Leave out the pictures and set down exactly the lines from the start of the listing through the one with "text, align=left, anchor=west]", both included.

** START OF DATA EXCERPT **

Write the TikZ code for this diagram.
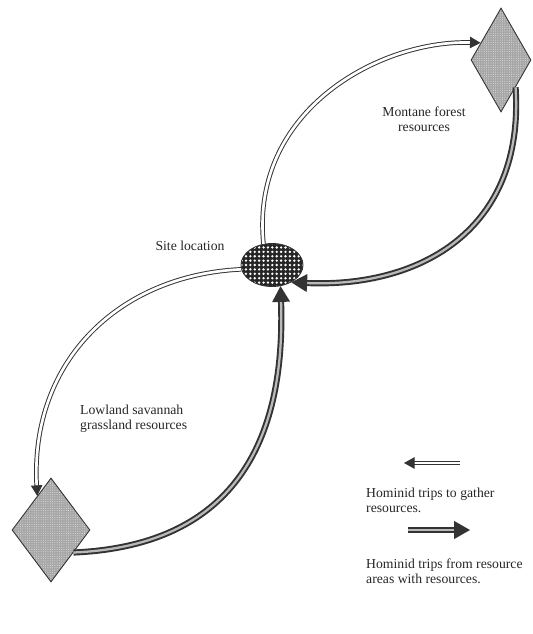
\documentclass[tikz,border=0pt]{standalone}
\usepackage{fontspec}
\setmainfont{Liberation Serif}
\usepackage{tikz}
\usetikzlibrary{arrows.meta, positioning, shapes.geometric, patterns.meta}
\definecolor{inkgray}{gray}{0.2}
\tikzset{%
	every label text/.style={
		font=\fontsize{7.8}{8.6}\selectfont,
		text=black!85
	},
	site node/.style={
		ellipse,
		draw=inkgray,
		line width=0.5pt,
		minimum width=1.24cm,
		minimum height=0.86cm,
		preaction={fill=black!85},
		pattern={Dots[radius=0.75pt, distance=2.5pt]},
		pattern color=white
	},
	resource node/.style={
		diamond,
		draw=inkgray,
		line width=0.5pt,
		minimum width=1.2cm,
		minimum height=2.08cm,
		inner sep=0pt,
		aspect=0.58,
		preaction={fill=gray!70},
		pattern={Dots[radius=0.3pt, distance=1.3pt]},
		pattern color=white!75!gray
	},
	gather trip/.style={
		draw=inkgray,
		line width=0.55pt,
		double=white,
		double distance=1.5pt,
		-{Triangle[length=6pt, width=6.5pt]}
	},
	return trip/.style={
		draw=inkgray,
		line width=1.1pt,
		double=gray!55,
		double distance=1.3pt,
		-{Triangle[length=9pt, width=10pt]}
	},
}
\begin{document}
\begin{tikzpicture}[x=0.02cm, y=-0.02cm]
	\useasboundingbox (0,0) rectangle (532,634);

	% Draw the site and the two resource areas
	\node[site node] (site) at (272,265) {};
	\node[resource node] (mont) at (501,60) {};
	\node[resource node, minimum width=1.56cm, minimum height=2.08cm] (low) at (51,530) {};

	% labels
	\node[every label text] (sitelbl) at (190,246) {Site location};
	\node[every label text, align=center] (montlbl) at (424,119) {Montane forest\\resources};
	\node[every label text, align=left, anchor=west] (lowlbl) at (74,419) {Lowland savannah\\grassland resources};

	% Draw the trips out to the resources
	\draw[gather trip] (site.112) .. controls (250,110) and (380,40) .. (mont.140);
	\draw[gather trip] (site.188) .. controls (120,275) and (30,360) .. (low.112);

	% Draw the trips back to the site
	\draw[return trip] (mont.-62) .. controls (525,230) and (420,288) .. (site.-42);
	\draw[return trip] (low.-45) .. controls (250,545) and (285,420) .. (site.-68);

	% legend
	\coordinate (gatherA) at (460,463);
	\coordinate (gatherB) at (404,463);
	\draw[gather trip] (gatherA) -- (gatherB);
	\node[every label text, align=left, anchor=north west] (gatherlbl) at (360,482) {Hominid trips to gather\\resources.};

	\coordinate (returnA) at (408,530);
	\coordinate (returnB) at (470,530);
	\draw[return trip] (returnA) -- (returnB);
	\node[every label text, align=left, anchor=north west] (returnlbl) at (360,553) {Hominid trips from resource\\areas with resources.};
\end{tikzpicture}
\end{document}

** END OF DATA EXCERPT **

- **EXERCISE ANSWER**
Write the TikZ code for this diagram.
\documentclass[tikz,border=0pt]{standalone}
\usepackage{fontspec}
\setmainfont{Liberation Serif}
\usepackage{tikz}
\usetikzlibrary{arrows.meta, positioning, shapes.geometric, patterns.meta}
\definecolor{inkgray}{gray}{0.2}
\tikzset{%
	every label text/.style={
		font=\fontsize{7.8}{8.6}\selectfont,
		text=black!85
	},
	site node/.style={
		ellipse,
		draw=inkgray,
		line width=0.5pt,
		minimum width=1.24cm,
		minimum height=0.86cm,
		preaction={fill=black!85},
		pattern={Dots[radius=0.75pt, distance=2.5pt]},
		pattern color=white
	},
	resource node/.style={
		diamond,
		draw=inkgray,
		line width=0.5pt,
		minimum width=1.2cm,
		minimum height=2.08cm,
		inner sep=0pt,
		aspect=0.58,
		preaction={fill=gray!70},
		pattern={Dots[radius=0.3pt, distance=1.3pt]},
		pattern color=white!75!gray
	},
	gather trip/.style={
		draw=inkgray,
		line width=0.55pt,
		double=white,
		double distance=1.5pt,
		-{Triangle[length=6pt, width=6.5pt]}
	},
	return trip/.style={
		draw=inkgray,
		line width=1.1pt,
		double=gray!55,
		double distance=1.3pt,
		-{Triangle[length=9pt, width=10pt]}
	},
}
\begin{document}
\begin{tikzpicture}[x=0.02cm, y=-0.02cm]
	\useasboundingbox (0,0) rectangle (532,634);

	% Draw the site and the two resource areas
	\node[site node] (site) at (272,265) {};
	\node[resource node] (mont) at (501,60) {};
	\node[resource node, minimum width=1.56cm, minimum height=2.08cm] (low) at (51,530) {};

	% labels
	\node[every label text] (sitelbl) at (190,246) {Site location};
	\node[every label text, align=center] (montlbl) at (424,119) {Montane forest\\resources};
	\node[every label text, align=left, anchor=west] (lowlbl) at (74,419) {Lowland savannah\\grassland resources};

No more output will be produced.